# Problem details
Your task is to retype the lines from the opening of the material through the line that includes "const run2bC = [0.00, 0.05, 0.17, 0.19, 0.288, 0.083];". Do not copy the pictures.

[BEGIN]

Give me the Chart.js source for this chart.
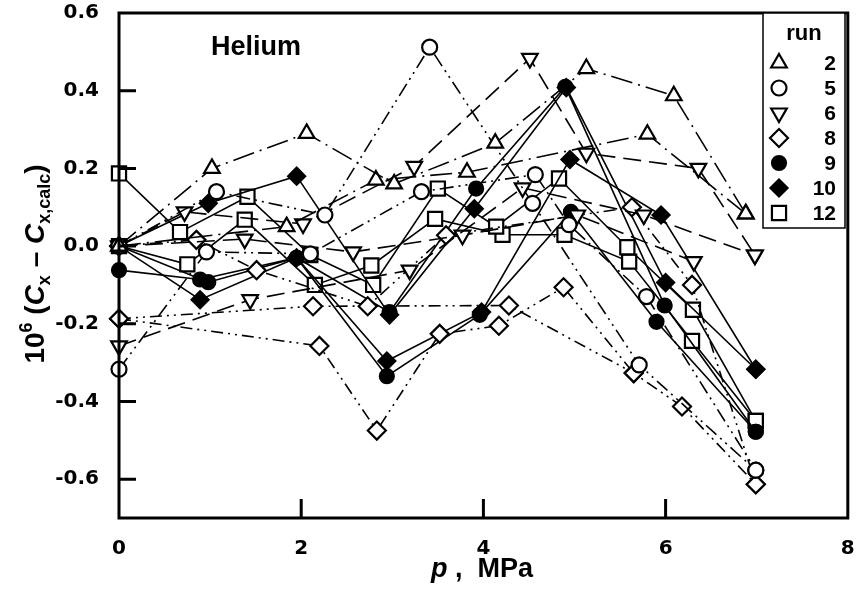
<!DOCTYPE html>
<html>
<head>
<meta charset="utf-8">
<script src="https://cdn.jsdelivr.net/npm/chart.js@4.4.0/dist/chart.umd.min.js"></script>
<style>
  html, body { margin: 0; padding: 0; background: #fff; }
  #wrap { width: 860px; height: 594px; }
</style>
</head>
<body>
<div id="wrap"><canvas id="heliumChart" width="860" height="594"></canvas></div>
<script>
// pressure (MPa) and deviation (10^6 C) for every sweep of each run
const run2aP = [0, 1.02, 2.06, 3.02, 4.13, 5.13, 6.09, 6.88];
const run2aC = [0.00, 0.20, 0.29, 0.16, 0.265, 0.457, 0.387, 0.083];
const run2bP = [0, 1.84, 2.82, 3.82, 5.80, 6.88];
const run2bC = [0.00, 0.05, 0.17, 0.19, 0.288, 0.083];

const run5aP = [0, 1.07, 2.26, 3.41, 4.54, 5.71, 6.99];
const run5aC = [0.00, 0.14, 0.08, 0.512, 0.11, -0.306, -0.577];
const run5bP = [0, 0.96, 2.10, 3.32, 4.57, 4.94, 5.79, 6.99];
const run5bC = [-0.317, -0.015, -0.02, 0.14, 0.184, 0.055, -0.13, -0.577];

const run6aP = [0, 0.72, 2.02, 3.24, 4.51, 5.13, 6.36, 6.98];
const run6aC = [0.00, 0.088, 0.057, 0.205, 0.483, 0.239, 0.20, -0.023];
const run6bP = [0, 1.44, 3.19, 4.43, 5.76, 6.98];
const run6bC = [-0.257, -0.138, -0.062, 0.15, 0.08, -0.023];
const run6cP = [0, 1.38, 2.57, 3.77, 5.03, 6.31];
const run6cC = [0.00, 0.018, -0.015, 0.028, 0.08, -0.04];

const run8aP = [0, 2.20, 2.83, 3.52, 4.17, 4.88, 5.65, 6.18, 6.99];
const run8aC = [-0.187, -0.257, -0.475, -0.226, -0.205, -0.106, -0.327, -0.413, -0.613];
const run8bP = [0, 0.85, 1.51, 2.73, 3.59, 5.63, 6.29, 6.99];
const run8bC = [0.00, 0.016, -0.062, -0.155, 0.028, 0.10, -0.10, -0.613];
const run8cP = [0, 2.13, 4.28, 5.65];
const run8cC = [-0.187, -0.155, -0.153, -0.327];

const run9aP = [0, 0.98, 1.95, 2.97, 3.92, 4.90, 5.99, 6.99];
const run9aC = [0.00, -0.093, -0.03, -0.17, 0.148, 0.41, -0.153, -0.478];
const run9bP = [0, 0.89, 1.95, 2.94, 3.96, 4.96, 5.90, 6.99];
const run9bC = [-0.062, -0.086, -0.03, -0.335, -0.177, 0.088, -0.195, -0.478];

const run10aP = [0, 0.98, 1.95, 2.97, 3.90, 4.91, 6.00, 6.99];
const run10aC = [0.00, 0.11, 0.18, -0.177, 0.096, 0.408, -0.094, -0.317];
const run10bP = [0, 0.89, 1.95, 2.94, 3.98, 4.95, 5.95, 6.99];
const run10bC = [0.00, -0.138, -0.03, -0.296, -0.17, 0.223, 0.08, -0.317];

const run12aP = [0, 0.67, 1.41, 2.10, 2.79, 3.50, 4.14, 4.83, 5.58, 6.30, 6.99];
const run12aC = [0.187, 0.036, 0.127, -0.023, -0.10, 0.148, 0.05, 0.174, -0.003, -0.164, -0.45];
const run12bP = [0, 0.75, 1.38, 2.15, 2.77, 3.47, 4.21, 4.89, 5.60, 6.29, 6.99];
const run12bC = [0.00, -0.047, 0.068, -0.10, -0.05, 0.07, 0.029, 0.029, -0.04, -0.244, -0.45];

const runLabels = ['2', '5', '6', '8', '9', '10', '12'];
const xTicks = [0, 2, 4, 6, 8];
const yTicks = [-0.6, -0.4, -0.2, 0.0, 0.2, 0.4, 0.6];

// marker + line look for each run
const runStyle = {
    '2':  { shape: 'triangle', rot: 0,   filled: false, r: 9,   dash: [22, 6, 2, 6] },
    '5':  { shape: 'circle',   rot: 0,   filled: false, r: 7.5, dash: [14, 5, 2, 5, 2, 5] },
    '6':  { shape: 'triangle', rot: 180, filled: false, r: 9,   dash: [18, 8] },
    '8':  { shape: 'rectRot',  rot: 0,   filled: false, r: 9,   dash: [12, 5, 2, 5, 2, 5] },
    '9':  { shape: 'circle',   rot: 0,   filled: true,  r: 7,   dash: [] },
    '10': { shape: 'rectRot',  rot: 0,   filled: true,  r: 8.5, dash: [] },
    '12': { shape: 'rect',     rot: 0,   filled: false, r: 10,  dash: [] }
};

function sweep(run, p, c) {
    const s = runStyle[run];
    return {
        label: run,
        data: p.map((v, i) => ({ x: v, y: c[i] })),
        showLine: true,
        borderColor: '#000',
        borderWidth: 1.6,
        borderDash: s.dash,
        pointStyle: s.shape,
        rotation: s.rot,
        pointRadius: s.r,
        pointBorderWidth: 2.2,
        pointBorderColor: '#000',
        pointBackgroundColor: s.filled ? '#000' : '#fff',
        clip: false
    };
}

const sweeps = [
    sweep('2', run2aP, run2aC), sweep('2', run2bP, run2bC),
    sweep('5', run5aP, run5aC), sweep('5', run5bP, run5bC),
    sweep('6', run6aP, run6aC), sweep('6', run6bP, run6bC), sweep('6', run6cP, run6cC),
    sweep('8', run8aP, run8aC), sweep('8', run8bP, run8bC), sweep('8', run8cP, run8cC),
    sweep('9', run9aP, run9aC), sweep('9', run9bP, run9bC),
    sweep('10', run10aP, run10aC), sweep('10', run10bP, run10bC),
    sweep('12', run12aP, run12aC), sweep('12', run12bP, run12bC)
];

function marker(ctx, s, x, y) {
    ctx.save();
    ctx.lineWidth = 2.2;
    ctx.strokeStyle = '#000';
    ctx.fillStyle = s.filled ? '#000' : '#fff';
    ctx.setLineDash([]);
    ctx.beginPath();
    const r = s.r;
    if (s.shape === 'circle') {
        ctx.arc(x, y, r, 0, Math.PI * 2);
    } else if (s.shape === 'rect') {
        const h = r * Math.SQRT1_2;
        ctx.rect(x - h, y - h, 2 * h, 2 * h);
    } else if (s.shape === 'rectRot') {
        ctx.moveTo(x, y - r); ctx.lineTo(x + r, y); ctx.lineTo(x, y + r); ctx.lineTo(x - r, y); ctx.closePath();
    } else {
        const dir = s.rot === 180 ? -1 : 1;
        const a = r * Math.sqrt(3) / 2;
        ctx.moveTo(x, y - dir * r);
        ctx.lineTo(x + a, y + dir * r / 2);
        ctx.lineTo(x - a, y + dir * r / 2);
        ctx.closePath();
    }
    ctx.fill();
    ctx.stroke();
    ctx.restore();
}

// draws a run of text pieces one after another (for sub/superscripts)
function richText(ctx, parts, x, y, align) {
    let total = 0;
    parts.forEach(p => { ctx.font = p.font; total += ctx.measureText(p.t).width; });
    let cx = align === 'center' ? x - total / 2 : x;
    parts.forEach(p => {
        ctx.font = p.font;
        ctx.fillText(p.t, cx, y + (p.dy || 0));
        cx += ctx.measureText(p.t).width;
    });
}

const framePlugin = {
    id: 'frame',
    afterDraw(chart) {
        const { ctx, chartArea: a, scales } = chart;
        ctx.save();
        ctx.strokeStyle = '#000';
        ctx.setLineDash([]);
        ctx.lineWidth = 3;
        ctx.strokeRect(a.left, a.top, a.right - a.left, a.bottom - a.top);

        // inward ticks
        ctx.beginPath();
        yTicks.forEach(v => {
            if (v >= 0.6) return;
            const py = scales.y.getPixelForValue(v);
            ctx.moveTo(a.left, py); ctx.lineTo(a.left + 17, py);
        });
        xTicks.forEach(v => {
            if (v <= 0 || v >= 8) return;
            const px = scales.x.getPixelForValue(v);
            ctx.moveTo(px, a.bottom); ctx.lineTo(px, a.bottom - 19);
        });
        ctx.stroke();

        // gas label
        ctx.fillStyle = '#000';
        ctx.textBaseline = 'alphabetic';
        ctx.textAlign = 'left';
        ctx.font = 'bold 27px "Liberation Sans", Arial, sans-serif';
        ctx.fillText('Helium', 211, 55);

        // legend box
        const lx = 763, ly = 13, lw = 82, lh = 215;
        ctx.fillStyle = '#fff';
        ctx.fillRect(lx, ly, lw, lh);
        ctx.lineWidth = 1.5;
        ctx.strokeRect(lx, ly, lw, lh);
        ctx.fillStyle = '#000';
        ctx.textAlign = 'center';
        ctx.font = 'bold 22px "Liberation Sans", Arial, sans-serif';
        ctx.fillText('run', 804, 40);
        ctx.textAlign = 'right';
        ctx.textBaseline = 'middle';
        ctx.font = 'bold 21px "Liberation Sans", Arial, sans-serif';
        runLabels.forEach((run, i) => {
            const ry = 63 + i * 25;
            marker(ctx, runStyle[run], 779, ry);
            ctx.fillText(run, 836, ry + 1);
        });

        // axis titles
        ctx.textAlign = 'left';
        ctx.textBaseline = 'alphabetic';
        const big = 'bold 27px "Liberation Sans", Arial, sans-serif';
        const bigIt = 'italic bold 27px "Liberation Sans", Arial, sans-serif';
        const small = 'bold 17px "Liberation Sans", Arial, sans-serif';
        richText(ctx, [
            { t: 'p', font: bigIt },
            { t: ' ,  MPa', font: big }
        ], 431, 577, 'left');

        const yBig = 'bold 28px "Liberation Sans", Arial, sans-serif';
        const yBigIt = 'italic bold 28px "Liberation Sans", Arial, sans-serif';
        const ySmall = 'bold 18px "Liberation Sans", Arial, sans-serif';
        ctx.translate(44, 264);
        ctx.rotate(-Math.PI / 2);
        richText(ctx, [
            { t: '10', font: yBig },
            { t: '6', font: ySmall, dy: -12 },
            { t: ' (', font: yBig },
            { t: 'C', font: yBigIt },
            { t: 'x', font: ySmall, dy: 6 },
            { t: ' \u2013 ', font: yBig },
            { t: 'C', font: yBigIt },
            { t: 'x,calc', font: ySmall, dy: 6 },
            { t: ')', font: yBig }
        ], 0, 0, 'center');
        ctx.restore();
    }
};

const tickFont = { family: '"DejaVu Sans", sans-serif', size: 20, weight: 'bold' };

new Chart(document.getElementById('heliumChart').getContext('2d'), {
    type: 'scatter',
    data: { datasets: sweeps },
    options: {
        responsive: false,
        animation: false,
        devicePixelRatio: 1,
        layout: { padding: { top: 13, right: 11, left: 0, bottom: 0 } },
        plugins: {
            legend: { display: false },
            tooltip: { enabled: false }
        },
        scales: {
            x: {
                type: 'linear',
                min: 0,
                max: 8,
                grid: { display: false },
                border: { display: false },
                afterBuildTicks: s => { s.ticks = xTicks.map(v => ({ value: v })); },
                afterFit: s => { s.height = 76; s.paddingLeft = 0; s.paddingRight = 0; },
                ticks: { color: '#000', font: tickFont, padding: 11, maxRotation: 0, callback: v => String(v) }
            },
            y: {
                type: 'linear',
                min: -0.7,
                max: 0.6,
                grid: { display: false },
                border: { display: false },
                afterBuildTicks: s => { s.ticks = yTicks.map(v => ({ value: v })); },
                afterFit: s => { s.width = 119; s.paddingTop = 0; s.paddingBottom = 0; },
                ticks: { color: '#000', font: tickFont, padding: 12, callback: v => Number(v).toFixed(1) }
            }
        }
    },
    plugins: [framePlugin]
});
</script>
</body>
</html>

[END]

# Response
Give me the Chart.js source for this chart.
<!DOCTYPE html>
<html>
<head>
<meta charset="utf-8">
<script src="https://cdn.jsdelivr.net/npm/chart.js@4.4.0/dist/chart.umd.min.js"></script>
<style>
  html, body { margin: 0; padding: 0; background: #fff; }
  #wrap { width: 860px; height: 594px; }
</style>
</head>
<body>
<div id="wrap"><canvas id="heliumChart" width="860" height="594"></canvas></div>
<script>
// pressure (MPa) and deviation (10^6 C) for every sweep of each run
const run2aP = [0, 1.02, 2.06, 3.02, 4.13, 5.13, 6.09, 6.88];
const run2aC = [0.00, 0.20, 0.29, 0.16, 0.265, 0.457, 0.387, 0.083];
const run2bP = [0, 1.84, 2.82, 3.82, 5.80, 6.88];
const run2bC = [0.00, 0.05, 0.17, 0.19, 0.288, 0.083];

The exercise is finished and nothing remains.